• [Task statement]: Each line from the top of the listing through the one holding "plt.rcParams['font.family'] = ['Liberation" should be restated word for word, with nothing added and no pictures.

• [Source material]:

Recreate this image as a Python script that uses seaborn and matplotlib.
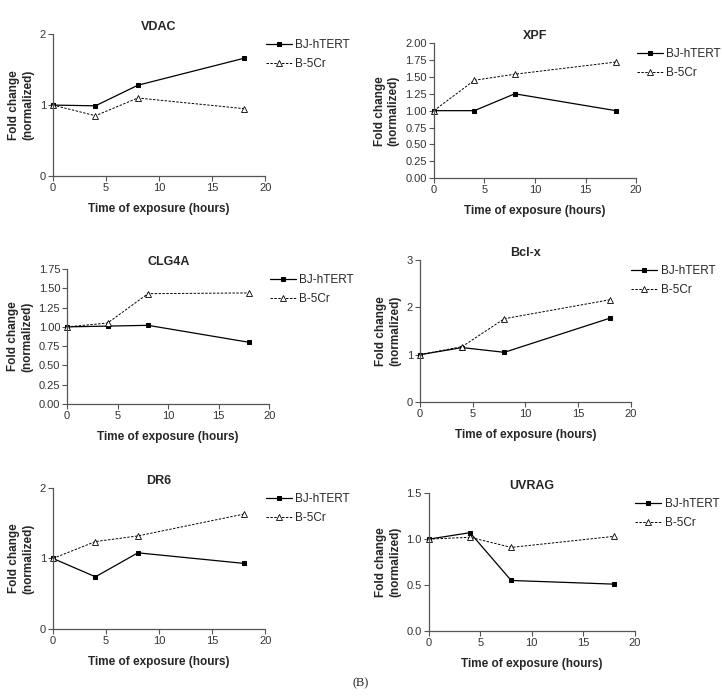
import pandas as pd
import numpy as np
import seaborn as sns
import matplotlib.pyplot as plt

# Data
hours = [0, 4, 8, 18]
series_names = ["BJ-hTERT", "B-5Cr"]

titles = ["VDAC", "XPF", "CLG4A", "Bcl-x", "DR6", "UVRAG"]

vdac_bj = [1.0, 0.99, 1.28, 1.66]
vdac_b5 = [1.0, 0.85, 1.10, 0.95]
xpf_bj = [1.0, 1.0, 1.25, 1.0]
xpf_b5 = [1.0, 1.45, 1.54, 1.72]
clg4a_bj = [1.0, 1.01, 1.02, 0.80]
clg4a_b5 = [1.0, 1.05, 1.43, 1.44]
bclx_bj = [1.0, 1.15, 1.05, 1.77]
bclx_b5 = [1.0, 1.17, 1.76, 2.16]
dr6_bj = [1.0, 0.74, 1.08, 0.93]
dr6_b5 = [1.0, 1.24, 1.32, 1.63]
uvrag_bj = [1.0, 1.07, 0.55, 0.51]
uvrag_b5 = [1.0, 1.02, 0.91, 1.03]

panel_values = [
    (vdac_bj, vdac_b5),
    (xpf_bj, xpf_b5),
    (clg4a_bj, clg4a_b5),
    (bclx_bj, bclx_b5),
    (dr6_bj, dr6_b5),
    (uvrag_bj, uvrag_b5),
]

# y tick setup per panel: (ticks, format)
yticks = [
    ([0, 1, 2], "{:.0f}"),
    (np.arange(0, 2.01, 0.25), "{:.2f}"),
    (np.arange(0, 1.76, 0.25), "{:.2f}"),
    ([0, 1, 2, 3], "{:.0f}"),
    ([0, 1, 2], "{:.0f}"),
    (np.arange(0, 1.51, 0.5), "{:.1f}"),
]
xticks = [0, 5, 10, 15, 20]

sns.set_style("ticks")
plt.rcParams['font.family'] = ['Liberation Sans', 'DejaVu Sans']

fig = plt.figure(figsize=(7.22, 6.96), dpi=100)

# axes rectangles [left, bottom, width, height] in figure fractions
rects = [
    [0.0734, 0.747, 0.294, 0.204],
    [0.601, 0.744, 0.280, 0.194],
    [0.093, 0.4195, 0.280, 0.194],
    [0.5817, 0.4224, 0.292, 0.204],
    [0.0734, 0.0963, 0.294, 0.2026],
    [0.594, 0.0934, 0.285, 0.198],
]

spine_col = "#555555"

for i, title in enumerate(titles):
    ax = fig.add_axes(rects[i])
    bj, b5 = panel_values[i]
    df = pd.DataFrame({"time": hours * 2,
                       "fold": list(bj) + list(b5),
                       "line": [series_names[0]] * 4 + [series_names[1]] * 4})

    sns.lineplot(data=df[df["line"] == "BJ-hTERT"], x="time", y="fold", ax=ax,
                 color="black", lw=0.9, marker="s", markersize=3,
                 markerfacecolor="black", markeredgecolor="black",
                 label="BJ-hTERT", clip_on=False)
    sns.lineplot(data=df[df["line"] == "B-5Cr"], x="time", y="fold", ax=ax,
                 color="black", lw=0.7, linestyle=(0, (2.5, 1.5)), marker="^",
                 markersize=4, markerfacecolor="white", markeredgecolor="black",
                 markeredgewidth=0.6, label="B-5Cr", clip_on=False)

    ticks, fmt = yticks[i]
    ax.set_xlim(0, 20)
    ax.set_ylim(0, ticks[-1])
    ax.set_xticks(xticks)
    ax.set_yticks(ticks)
    ax.set_yticklabels([fmt.format(t) for t in ticks])

    for side in ["top", "right"]:
        ax.spines[side].set_visible(False)
    for side in ["left", "bottom"]:
        ax.spines[side].set_color(spine_col)
        ax.spines[side].set_linewidth(0.9)
    ax.tick_params(axis="both", labelsize=8, colors=spine_col, labelcolor="#333333",
                   length=3.5, width=0.8, pad=1.5)

    ax.set_title(title, fontsize=9, fontweight="bold", pad=3)
    ax.set_xlabel("Time of exposure (hours)", fontsize=8.5, fontweight="bold", labelpad=7)
    ax.set_ylabel("Fold change\n(normalized)", fontsize=8.5, fontweight="bold", labelpad=4)

    leg = ax.legend(loc="upper left", bbox_to_anchor=(0.98, 1.0), frameon=False,
                    fontsize=8.5, handlelength=2.2, handletextpad=0.3, labelspacing=0.6,
                    borderaxespad=0.0)

fig.text(0.5, 0.018, "(B)", ha="center", va="center", fontsize=9,
         family=["Liberation Serif", "DejaVu Serif"])

fig.savefig("out.png", dpi=100)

• [Written answer]:
Recreate this image as a Python script that uses seaborn and matplotlib.
import pandas as pd
import numpy as np
import seaborn as sns
import matplotlib.pyplot as plt

# Data
hours = [0, 4, 8, 18]
series_names = ["BJ-hTERT", "B-5Cr"]

titles = ["VDAC", "XPF", "CLG4A", "Bcl-x", "DR6", "UVRAG"]

vdac_bj = [1.0, 0.99, 1.28, 1.66]
vdac_b5 = [1.0, 0.85, 1.10, 0.95]
xpf_bj = [1.0, 1.0, 1.25, 1.0]
xpf_b5 = [1.0, 1.45, 1.54, 1.72]
clg4a_bj = [1.0, 1.01, 1.02, 0.80]
clg4a_b5 = [1.0, 1.05, 1.43, 1.44]
bclx_bj = [1.0, 1.15, 1.05, 1.77]
bclx_b5 = [1.0, 1.17, 1.76, 2.16]
dr6_bj = [1.0, 0.74, 1.08, 0.93]
dr6_b5 = [1.0, 1.24, 1.32, 1.63]
uvrag_bj = [1.0, 1.07, 0.55, 0.51]
uvrag_b5 = [1.0, 1.02, 0.91, 1.03]

panel_values = [
    (vdac_bj, vdac_b5),
    (xpf_bj, xpf_b5),
    (clg4a_bj, clg4a_b5),
    (bclx_bj, bclx_b5),
    (dr6_bj, dr6_b5),
    (uvrag_bj, uvrag_b5),
]

# y tick setup per panel: (ticks, format)
yticks = [
    ([0, 1, 2], "{:.0f}"),
    (np.arange(0, 2.01, 0.25), "{:.2f}"),
    (np.arange(0, 1.76, 0.25), "{:.2f}"),
    ([0, 1, 2, 3], "{:.0f}"),
    ([0, 1, 2], "{:.0f}"),
    (np.arange(0, 1.51, 0.5), "{:.1f}"),
]
xticks = [0, 5, 10, 15, 20]

sns.set_style("ticks")
plt.rcParams['font.family'] = ['Liberation Sans', 'DejaVu Sans']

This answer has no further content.